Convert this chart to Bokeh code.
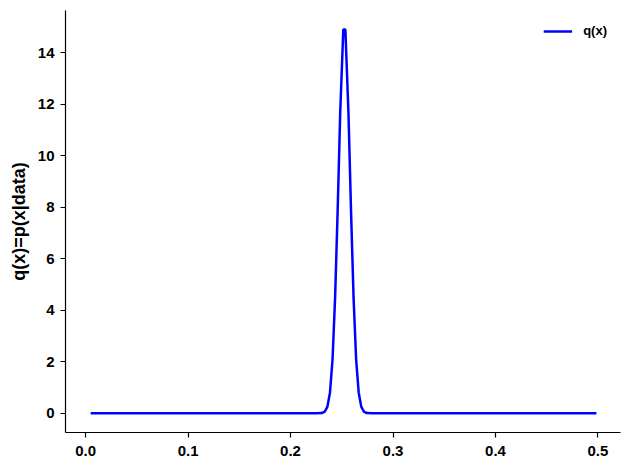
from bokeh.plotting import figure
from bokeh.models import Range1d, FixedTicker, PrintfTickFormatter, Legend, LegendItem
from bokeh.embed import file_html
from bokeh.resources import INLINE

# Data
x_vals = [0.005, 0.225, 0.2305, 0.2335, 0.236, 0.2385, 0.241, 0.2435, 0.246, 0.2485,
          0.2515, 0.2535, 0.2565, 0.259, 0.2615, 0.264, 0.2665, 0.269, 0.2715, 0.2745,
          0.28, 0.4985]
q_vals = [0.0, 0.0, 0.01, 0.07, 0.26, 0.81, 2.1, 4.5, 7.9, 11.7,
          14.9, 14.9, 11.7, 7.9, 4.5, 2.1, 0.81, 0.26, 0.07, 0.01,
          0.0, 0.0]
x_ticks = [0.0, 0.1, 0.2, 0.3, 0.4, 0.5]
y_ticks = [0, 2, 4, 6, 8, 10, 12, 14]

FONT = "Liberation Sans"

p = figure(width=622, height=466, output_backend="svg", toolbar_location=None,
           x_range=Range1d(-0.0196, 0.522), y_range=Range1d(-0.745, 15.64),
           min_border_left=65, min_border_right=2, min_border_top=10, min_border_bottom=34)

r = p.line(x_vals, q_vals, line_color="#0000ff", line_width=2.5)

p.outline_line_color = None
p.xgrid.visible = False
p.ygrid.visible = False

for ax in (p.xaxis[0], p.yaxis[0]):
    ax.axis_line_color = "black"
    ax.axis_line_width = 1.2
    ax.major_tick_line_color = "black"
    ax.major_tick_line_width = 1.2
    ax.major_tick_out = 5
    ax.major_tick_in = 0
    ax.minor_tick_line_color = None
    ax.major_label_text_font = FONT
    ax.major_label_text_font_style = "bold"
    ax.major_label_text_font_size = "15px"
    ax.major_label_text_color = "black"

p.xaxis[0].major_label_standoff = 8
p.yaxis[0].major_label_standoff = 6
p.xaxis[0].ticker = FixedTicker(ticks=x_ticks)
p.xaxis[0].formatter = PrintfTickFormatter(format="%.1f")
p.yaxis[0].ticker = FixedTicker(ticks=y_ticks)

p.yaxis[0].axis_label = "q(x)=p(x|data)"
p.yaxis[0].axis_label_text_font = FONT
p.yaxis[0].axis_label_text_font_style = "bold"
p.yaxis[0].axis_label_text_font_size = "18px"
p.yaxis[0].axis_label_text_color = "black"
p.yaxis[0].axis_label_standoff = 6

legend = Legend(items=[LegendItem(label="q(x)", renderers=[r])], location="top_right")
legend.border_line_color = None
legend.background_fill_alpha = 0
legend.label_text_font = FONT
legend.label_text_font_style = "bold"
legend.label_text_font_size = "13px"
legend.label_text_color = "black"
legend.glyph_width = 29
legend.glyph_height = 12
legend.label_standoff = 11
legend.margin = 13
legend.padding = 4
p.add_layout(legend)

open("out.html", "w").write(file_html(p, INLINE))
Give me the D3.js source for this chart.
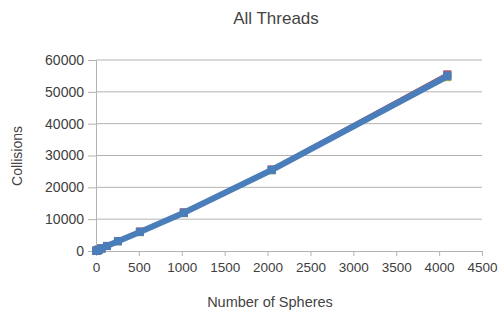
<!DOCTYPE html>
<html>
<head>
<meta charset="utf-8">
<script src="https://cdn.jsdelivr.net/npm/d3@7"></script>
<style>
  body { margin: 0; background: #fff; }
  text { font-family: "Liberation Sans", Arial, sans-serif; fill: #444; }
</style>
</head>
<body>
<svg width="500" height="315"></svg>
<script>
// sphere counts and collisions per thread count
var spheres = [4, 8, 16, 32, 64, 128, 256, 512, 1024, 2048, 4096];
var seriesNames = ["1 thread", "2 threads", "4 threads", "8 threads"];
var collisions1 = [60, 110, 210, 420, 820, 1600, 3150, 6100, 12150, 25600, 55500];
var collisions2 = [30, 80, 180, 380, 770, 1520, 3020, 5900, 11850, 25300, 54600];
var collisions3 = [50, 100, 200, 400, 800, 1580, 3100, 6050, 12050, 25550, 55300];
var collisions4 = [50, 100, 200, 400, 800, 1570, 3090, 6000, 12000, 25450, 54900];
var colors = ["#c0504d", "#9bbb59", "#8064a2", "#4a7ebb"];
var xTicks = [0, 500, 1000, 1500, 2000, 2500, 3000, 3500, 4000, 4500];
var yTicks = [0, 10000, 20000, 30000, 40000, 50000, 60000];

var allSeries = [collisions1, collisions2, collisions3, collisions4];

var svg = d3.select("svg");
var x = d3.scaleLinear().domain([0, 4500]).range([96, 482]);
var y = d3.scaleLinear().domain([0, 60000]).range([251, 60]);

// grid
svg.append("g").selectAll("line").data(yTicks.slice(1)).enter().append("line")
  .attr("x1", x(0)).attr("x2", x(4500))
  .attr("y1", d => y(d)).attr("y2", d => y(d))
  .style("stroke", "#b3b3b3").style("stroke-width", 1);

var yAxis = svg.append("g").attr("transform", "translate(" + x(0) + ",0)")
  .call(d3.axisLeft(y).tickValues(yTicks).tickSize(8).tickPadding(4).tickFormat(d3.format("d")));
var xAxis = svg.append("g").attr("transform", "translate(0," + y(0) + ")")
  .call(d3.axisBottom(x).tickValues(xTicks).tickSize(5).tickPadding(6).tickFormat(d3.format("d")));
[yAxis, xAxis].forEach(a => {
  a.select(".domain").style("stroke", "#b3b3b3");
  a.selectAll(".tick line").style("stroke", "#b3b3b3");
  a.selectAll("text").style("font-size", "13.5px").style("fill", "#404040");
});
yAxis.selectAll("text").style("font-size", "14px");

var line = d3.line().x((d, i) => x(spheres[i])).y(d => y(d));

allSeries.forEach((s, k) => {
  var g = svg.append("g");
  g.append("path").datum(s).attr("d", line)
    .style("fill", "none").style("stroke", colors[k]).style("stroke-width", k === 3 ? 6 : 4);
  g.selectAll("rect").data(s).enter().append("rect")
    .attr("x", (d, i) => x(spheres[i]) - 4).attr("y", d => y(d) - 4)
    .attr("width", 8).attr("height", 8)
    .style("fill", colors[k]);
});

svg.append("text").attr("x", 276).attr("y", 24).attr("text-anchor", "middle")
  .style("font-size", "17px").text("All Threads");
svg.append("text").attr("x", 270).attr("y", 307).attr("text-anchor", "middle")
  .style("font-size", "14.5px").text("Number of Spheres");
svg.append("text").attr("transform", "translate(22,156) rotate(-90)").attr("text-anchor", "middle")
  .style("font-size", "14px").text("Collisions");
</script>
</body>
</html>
--
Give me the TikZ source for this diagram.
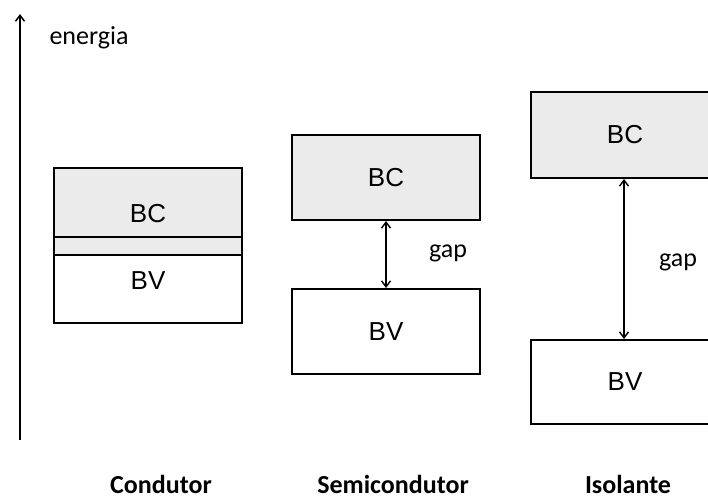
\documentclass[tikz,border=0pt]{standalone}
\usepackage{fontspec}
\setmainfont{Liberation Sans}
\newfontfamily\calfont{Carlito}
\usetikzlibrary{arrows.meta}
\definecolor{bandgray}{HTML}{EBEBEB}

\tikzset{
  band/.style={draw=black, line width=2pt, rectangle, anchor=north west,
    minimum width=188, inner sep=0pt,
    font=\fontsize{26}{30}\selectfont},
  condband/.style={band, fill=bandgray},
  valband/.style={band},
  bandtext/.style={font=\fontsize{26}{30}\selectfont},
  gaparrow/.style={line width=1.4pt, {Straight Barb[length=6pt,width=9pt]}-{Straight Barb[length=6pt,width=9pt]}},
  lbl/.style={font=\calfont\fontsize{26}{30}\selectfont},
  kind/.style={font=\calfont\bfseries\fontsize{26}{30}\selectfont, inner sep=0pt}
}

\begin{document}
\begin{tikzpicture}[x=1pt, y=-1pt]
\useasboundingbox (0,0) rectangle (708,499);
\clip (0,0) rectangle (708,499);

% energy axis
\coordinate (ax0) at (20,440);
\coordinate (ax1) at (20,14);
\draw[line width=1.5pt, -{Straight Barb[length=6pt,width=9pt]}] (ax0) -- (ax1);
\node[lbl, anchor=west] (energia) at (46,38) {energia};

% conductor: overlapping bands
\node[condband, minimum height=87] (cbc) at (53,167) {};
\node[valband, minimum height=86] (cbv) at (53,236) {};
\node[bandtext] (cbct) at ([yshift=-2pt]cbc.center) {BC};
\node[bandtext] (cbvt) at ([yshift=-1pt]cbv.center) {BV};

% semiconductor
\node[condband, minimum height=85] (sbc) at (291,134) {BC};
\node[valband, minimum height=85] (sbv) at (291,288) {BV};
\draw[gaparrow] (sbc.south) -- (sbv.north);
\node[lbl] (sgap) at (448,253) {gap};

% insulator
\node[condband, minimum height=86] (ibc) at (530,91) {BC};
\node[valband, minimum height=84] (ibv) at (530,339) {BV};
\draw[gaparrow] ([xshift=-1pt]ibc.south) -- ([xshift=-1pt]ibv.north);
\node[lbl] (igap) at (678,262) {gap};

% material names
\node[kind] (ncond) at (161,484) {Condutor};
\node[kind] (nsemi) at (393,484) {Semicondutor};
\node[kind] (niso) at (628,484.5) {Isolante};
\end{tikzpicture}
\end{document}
---
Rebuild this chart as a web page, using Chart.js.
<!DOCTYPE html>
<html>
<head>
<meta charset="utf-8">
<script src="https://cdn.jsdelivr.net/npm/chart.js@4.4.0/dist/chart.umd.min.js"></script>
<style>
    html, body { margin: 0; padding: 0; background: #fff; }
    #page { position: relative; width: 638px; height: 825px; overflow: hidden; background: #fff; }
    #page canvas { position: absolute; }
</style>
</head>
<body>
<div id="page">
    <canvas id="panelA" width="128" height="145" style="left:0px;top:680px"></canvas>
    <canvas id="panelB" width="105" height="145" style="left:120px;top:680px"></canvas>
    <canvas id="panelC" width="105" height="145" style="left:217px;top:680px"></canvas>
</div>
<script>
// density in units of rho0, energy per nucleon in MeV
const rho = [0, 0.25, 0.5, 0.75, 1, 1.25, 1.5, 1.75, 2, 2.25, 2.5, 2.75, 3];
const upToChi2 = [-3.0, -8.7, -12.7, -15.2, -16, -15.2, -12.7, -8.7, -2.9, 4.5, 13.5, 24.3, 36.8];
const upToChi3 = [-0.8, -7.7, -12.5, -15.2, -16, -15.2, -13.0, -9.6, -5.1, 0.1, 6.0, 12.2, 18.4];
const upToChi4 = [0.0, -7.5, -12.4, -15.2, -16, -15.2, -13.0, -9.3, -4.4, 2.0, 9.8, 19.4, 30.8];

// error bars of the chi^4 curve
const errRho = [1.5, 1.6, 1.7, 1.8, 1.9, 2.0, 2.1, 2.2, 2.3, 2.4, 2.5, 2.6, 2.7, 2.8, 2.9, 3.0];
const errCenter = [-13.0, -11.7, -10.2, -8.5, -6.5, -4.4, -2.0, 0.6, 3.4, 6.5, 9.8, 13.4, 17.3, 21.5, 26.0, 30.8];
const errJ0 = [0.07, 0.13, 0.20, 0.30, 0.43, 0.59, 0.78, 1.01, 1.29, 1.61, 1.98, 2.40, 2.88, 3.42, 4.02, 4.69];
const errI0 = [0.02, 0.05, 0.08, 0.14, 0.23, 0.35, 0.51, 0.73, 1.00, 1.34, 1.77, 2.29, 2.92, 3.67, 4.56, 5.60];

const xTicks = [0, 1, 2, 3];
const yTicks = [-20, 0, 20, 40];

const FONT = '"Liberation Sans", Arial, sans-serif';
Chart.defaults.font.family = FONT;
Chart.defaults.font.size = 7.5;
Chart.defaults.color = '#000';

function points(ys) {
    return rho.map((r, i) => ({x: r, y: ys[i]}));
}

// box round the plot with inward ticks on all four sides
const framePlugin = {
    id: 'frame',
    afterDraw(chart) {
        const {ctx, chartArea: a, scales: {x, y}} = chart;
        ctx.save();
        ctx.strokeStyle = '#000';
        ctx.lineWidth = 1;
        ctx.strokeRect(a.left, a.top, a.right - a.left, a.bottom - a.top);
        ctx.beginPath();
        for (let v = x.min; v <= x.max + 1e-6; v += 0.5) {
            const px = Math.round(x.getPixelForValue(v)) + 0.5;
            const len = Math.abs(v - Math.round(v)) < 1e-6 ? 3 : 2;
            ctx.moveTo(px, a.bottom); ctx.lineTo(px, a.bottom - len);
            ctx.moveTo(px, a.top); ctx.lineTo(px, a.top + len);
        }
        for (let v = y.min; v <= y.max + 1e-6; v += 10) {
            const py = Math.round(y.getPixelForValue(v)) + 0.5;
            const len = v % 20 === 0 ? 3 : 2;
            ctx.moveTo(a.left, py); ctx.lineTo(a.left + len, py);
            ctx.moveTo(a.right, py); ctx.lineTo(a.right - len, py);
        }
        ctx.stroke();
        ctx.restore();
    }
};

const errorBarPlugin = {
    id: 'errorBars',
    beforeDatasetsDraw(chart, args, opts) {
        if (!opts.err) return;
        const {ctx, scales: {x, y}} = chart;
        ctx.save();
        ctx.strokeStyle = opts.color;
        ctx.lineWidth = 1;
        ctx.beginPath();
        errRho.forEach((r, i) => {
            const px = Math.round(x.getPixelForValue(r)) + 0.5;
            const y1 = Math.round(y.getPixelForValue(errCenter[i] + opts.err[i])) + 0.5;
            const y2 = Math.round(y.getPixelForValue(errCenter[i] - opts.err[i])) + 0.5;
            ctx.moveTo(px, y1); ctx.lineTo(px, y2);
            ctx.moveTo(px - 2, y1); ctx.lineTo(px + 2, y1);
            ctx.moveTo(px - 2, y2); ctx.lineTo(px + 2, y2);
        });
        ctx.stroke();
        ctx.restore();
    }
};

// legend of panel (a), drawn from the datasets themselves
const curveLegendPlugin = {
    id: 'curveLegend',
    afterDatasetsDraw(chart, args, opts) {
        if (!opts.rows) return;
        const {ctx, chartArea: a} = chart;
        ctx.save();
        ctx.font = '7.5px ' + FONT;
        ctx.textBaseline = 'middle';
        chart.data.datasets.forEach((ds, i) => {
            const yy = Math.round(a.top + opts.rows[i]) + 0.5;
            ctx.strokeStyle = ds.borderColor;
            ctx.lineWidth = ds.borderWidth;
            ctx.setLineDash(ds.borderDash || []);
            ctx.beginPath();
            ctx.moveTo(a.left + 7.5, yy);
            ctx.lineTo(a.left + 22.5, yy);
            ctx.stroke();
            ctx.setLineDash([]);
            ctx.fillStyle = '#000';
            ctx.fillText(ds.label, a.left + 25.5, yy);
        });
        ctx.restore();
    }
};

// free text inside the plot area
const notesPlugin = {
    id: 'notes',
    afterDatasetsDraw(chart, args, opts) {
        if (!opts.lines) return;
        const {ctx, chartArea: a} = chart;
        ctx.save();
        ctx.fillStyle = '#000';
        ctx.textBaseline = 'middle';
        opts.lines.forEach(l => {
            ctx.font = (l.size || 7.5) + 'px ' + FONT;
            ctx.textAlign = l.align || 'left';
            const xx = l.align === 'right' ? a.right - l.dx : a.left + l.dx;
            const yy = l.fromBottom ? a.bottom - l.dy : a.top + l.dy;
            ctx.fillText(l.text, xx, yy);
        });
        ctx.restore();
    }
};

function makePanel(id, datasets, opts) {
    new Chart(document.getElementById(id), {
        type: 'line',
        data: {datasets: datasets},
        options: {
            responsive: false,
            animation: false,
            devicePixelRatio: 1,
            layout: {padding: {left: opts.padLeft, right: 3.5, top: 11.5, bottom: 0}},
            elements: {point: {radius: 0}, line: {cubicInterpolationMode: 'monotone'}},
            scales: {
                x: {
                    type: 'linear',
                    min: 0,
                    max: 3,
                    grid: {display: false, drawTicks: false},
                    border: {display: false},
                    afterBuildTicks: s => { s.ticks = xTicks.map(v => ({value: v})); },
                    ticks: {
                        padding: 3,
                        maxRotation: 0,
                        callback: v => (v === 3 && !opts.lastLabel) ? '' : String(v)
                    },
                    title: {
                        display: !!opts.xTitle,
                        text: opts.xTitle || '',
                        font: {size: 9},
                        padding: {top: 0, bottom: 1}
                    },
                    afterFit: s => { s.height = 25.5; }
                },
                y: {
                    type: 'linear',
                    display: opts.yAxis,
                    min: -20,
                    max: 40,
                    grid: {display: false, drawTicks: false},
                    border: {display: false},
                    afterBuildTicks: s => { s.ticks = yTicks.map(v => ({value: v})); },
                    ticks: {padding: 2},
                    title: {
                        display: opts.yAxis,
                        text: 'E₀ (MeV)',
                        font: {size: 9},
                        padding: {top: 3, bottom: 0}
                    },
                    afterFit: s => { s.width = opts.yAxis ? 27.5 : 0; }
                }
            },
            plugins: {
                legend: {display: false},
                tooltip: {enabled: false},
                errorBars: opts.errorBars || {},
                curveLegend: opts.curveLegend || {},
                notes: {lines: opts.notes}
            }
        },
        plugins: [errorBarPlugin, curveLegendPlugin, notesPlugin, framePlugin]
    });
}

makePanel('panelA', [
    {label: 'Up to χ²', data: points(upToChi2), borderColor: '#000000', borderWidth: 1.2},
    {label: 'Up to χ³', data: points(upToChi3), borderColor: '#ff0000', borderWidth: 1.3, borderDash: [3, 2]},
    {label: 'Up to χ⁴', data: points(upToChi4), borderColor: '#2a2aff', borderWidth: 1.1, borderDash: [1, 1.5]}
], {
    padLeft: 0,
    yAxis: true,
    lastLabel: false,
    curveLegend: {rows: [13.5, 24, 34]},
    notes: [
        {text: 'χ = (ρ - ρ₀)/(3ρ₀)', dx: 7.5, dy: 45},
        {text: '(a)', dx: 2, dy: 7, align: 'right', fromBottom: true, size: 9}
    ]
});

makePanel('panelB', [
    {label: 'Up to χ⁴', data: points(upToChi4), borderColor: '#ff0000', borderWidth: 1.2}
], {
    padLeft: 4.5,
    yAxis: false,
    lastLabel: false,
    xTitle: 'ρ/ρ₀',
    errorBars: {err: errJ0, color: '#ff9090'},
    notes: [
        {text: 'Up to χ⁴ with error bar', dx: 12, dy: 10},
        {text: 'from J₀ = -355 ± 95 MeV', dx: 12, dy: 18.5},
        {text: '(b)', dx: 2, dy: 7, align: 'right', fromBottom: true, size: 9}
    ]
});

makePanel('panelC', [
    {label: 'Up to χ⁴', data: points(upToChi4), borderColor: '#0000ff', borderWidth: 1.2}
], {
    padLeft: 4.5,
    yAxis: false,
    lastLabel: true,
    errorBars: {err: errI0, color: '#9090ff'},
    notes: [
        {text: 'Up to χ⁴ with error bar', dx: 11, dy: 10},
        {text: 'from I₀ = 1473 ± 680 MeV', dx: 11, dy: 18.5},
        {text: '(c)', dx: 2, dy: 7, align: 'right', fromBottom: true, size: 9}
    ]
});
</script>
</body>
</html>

▸ JOB:
Transcribe only the lines above that start at the line containing "Give me the D3.js source for this chart." and end at the line containing "var y = d3.scaleLinear().domain([0, 60000]).range([251, 60]);". Omit pictures.

▸ EXERCISE ANSWER:
Give me the D3.js source for this chart.
<!DOCTYPE html>
<html>
<head>
<meta charset="utf-8">
<script src="https://cdn.jsdelivr.net/npm/d3@7"></script>
<style>
  body { margin: 0; background: #fff; }
  text { font-family: "Liberation Sans", Arial, sans-serif; fill: #444; }
</style>
</head>
<body>
<svg width="500" height="315"></svg>
<script>
// sphere counts and collisions per thread count
var spheres = [4, 8, 16, 32, 64, 128, 256, 512, 1024, 2048, 4096];
var seriesNames = ["1 thread", "2 threads", "4 threads", "8 threads"];
var collisions1 = [60, 110, 210, 420, 820, 1600, 3150, 6100, 12150, 25600, 55500];
var collisions2 = [30, 80, 180, 380, 770, 1520, 3020, 5900, 11850, 25300, 54600];
var collisions3 = [50, 100, 200, 400, 800, 1580, 3100, 6050, 12050, 25550, 55300];
var collisions4 = [50, 100, 200, 400, 800, 1570, 3090, 6000, 12000, 25450, 54900];
var colors = ["#c0504d", "#9bbb59", "#8064a2", "#4a7ebb"];
var xTicks = [0, 500, 1000, 1500, 2000, 2500, 3000, 3500, 4000, 4500];
var yTicks = [0, 10000, 20000, 30000, 40000, 50000, 60000];

var allSeries = [collisions1, collisions2, collisions3, collisions4];

var svg = d3.select("svg");
var x = d3.scaleLinear().domain([0, 4500]).range([96, 482]);
var y = d3.scaleLinear().domain([0, 60000]).range([251, 60]);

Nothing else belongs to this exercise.